**Stored data**
_ _ _ _ _ _ _

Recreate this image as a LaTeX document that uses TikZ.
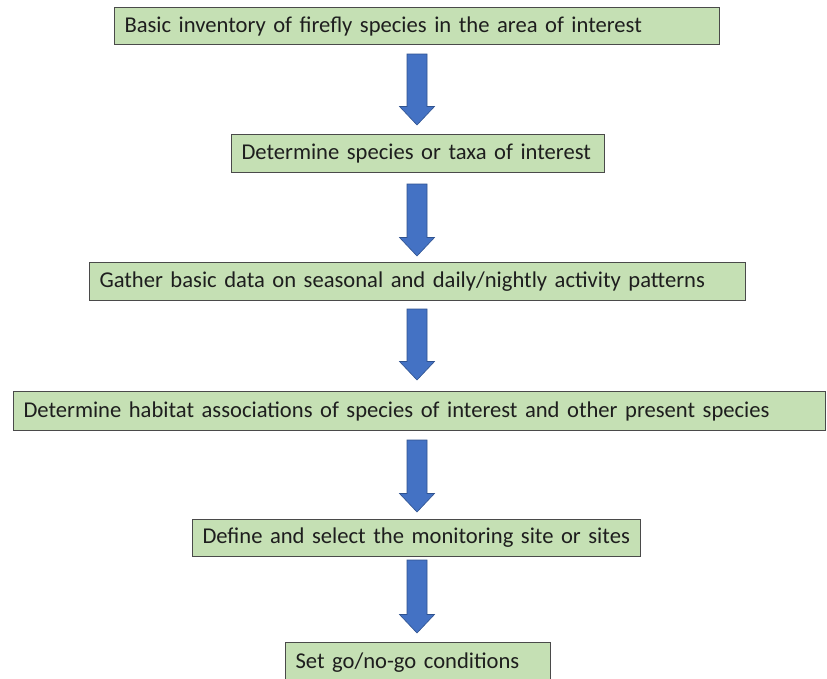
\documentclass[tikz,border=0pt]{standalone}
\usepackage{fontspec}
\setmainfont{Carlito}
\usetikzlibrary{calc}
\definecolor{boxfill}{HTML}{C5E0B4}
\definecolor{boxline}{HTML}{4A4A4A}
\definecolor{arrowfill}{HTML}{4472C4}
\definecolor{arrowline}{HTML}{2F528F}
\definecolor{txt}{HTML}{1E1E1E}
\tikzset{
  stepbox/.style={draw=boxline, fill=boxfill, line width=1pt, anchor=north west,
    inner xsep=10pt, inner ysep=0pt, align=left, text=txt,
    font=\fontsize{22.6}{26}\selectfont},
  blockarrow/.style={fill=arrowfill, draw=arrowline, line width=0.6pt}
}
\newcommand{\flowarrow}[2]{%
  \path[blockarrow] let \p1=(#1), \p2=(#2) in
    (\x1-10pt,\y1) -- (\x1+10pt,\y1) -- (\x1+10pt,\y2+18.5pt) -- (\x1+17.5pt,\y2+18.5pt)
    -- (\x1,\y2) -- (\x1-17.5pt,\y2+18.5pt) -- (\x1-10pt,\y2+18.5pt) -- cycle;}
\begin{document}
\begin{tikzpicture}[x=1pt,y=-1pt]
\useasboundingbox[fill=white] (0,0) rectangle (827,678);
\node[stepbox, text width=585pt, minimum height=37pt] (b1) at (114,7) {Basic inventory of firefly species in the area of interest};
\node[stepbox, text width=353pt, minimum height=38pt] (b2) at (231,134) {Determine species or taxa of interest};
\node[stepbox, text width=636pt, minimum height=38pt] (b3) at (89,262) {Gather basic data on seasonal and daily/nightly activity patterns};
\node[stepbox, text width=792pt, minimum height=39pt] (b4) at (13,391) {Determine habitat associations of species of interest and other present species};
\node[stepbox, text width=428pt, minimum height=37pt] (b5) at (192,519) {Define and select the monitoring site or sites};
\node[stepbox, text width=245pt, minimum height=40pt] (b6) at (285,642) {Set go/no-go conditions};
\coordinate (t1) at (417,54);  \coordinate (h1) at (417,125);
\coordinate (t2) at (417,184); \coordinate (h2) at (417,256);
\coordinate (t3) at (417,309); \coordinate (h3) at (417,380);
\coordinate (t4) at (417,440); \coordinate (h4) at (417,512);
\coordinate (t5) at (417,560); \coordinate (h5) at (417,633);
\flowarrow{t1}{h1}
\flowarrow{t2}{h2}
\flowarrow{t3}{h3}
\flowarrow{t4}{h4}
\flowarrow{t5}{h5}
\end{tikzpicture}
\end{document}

_ _ _ _ _ _ _

**Work to do**
Reproduce each line word for word and drop the pictures.

**Solution to the exercise**
Recreate this image as a LaTeX document that uses TikZ.
\documentclass[tikz,border=0pt]{standalone}
\usepackage{fontspec}
\setmainfont{Carlito}
\usetikzlibrary{calc}
\definecolor{boxfill}{HTML}{C5E0B4}
\definecolor{boxline}{HTML}{4A4A4A}
\definecolor{arrowfill}{HTML}{4472C4}
\definecolor{arrowline}{HTML}{2F528F}
\definecolor{txt}{HTML}{1E1E1E}
\tikzset{
  stepbox/.style={draw=boxline, fill=boxfill, line width=1pt, anchor=north west,
    inner xsep=10pt, inner ysep=0pt, align=left, text=txt,
    font=\fontsize{22.6}{26}\selectfont},
  blockarrow/.style={fill=arrowfill, draw=arrowline, line width=0.6pt}
}
\newcommand{\flowarrow}[2]{%
  \path[blockarrow] let \p1=(#1), \p2=(#2) in
    (\x1-10pt,\y1) -- (\x1+10pt,\y1) -- (\x1+10pt,\y2+18.5pt) -- (\x1+17.5pt,\y2+18.5pt)
    -- (\x1,\y2) -- (\x1-17.5pt,\y2+18.5pt) -- (\x1-10pt,\y2+18.5pt) -- cycle;}
\begin{document}
\begin{tikzpicture}[x=1pt,y=-1pt]
\useasboundingbox[fill=white] (0,0) rectangle (827,678);
\node[stepbox, text width=585pt, minimum height=37pt] (b1) at (114,7) {Basic inventory of firefly species in the area of interest};
\node[stepbox, text width=353pt, minimum height=38pt] (b2) at (231,134) {Determine species or taxa of interest};
\node[stepbox, text width=636pt, minimum height=38pt] (b3) at (89,262) {Gather basic data on seasonal and daily/nightly activity patterns};
\node[stepbox, text width=792pt, minimum height=39pt] (b4) at (13,391) {Determine habitat associations of species of interest and other present species};
\node[stepbox, text width=428pt, minimum height=37pt] (b5) at (192,519) {Define and select the monitoring site or sites};
\node[stepbox, text width=245pt, minimum height=40pt] (b6) at (285,642) {Set go/no-go conditions};
\coordinate (t1) at (417,54);  \coordinate (h1) at (417,125);
\coordinate (t2) at (417,184); \coordinate (h2) at (417,256);
\coordinate (t3) at (417,309); \coordinate (h3) at (417,380);
\coordinate (t4) at (417,440); \coordinate (h4) at (417,512);
\coordinate (t5) at (417,560); \coordinate (h5) at (417,633);
\flowarrow{t1}{h1}
\flowarrow{t2}{h2}
\flowarrow{t3}{h3}
\flowarrow{t4}{h4}
\flowarrow{t5}{h5}
\end{tikzpicture}
\end{document}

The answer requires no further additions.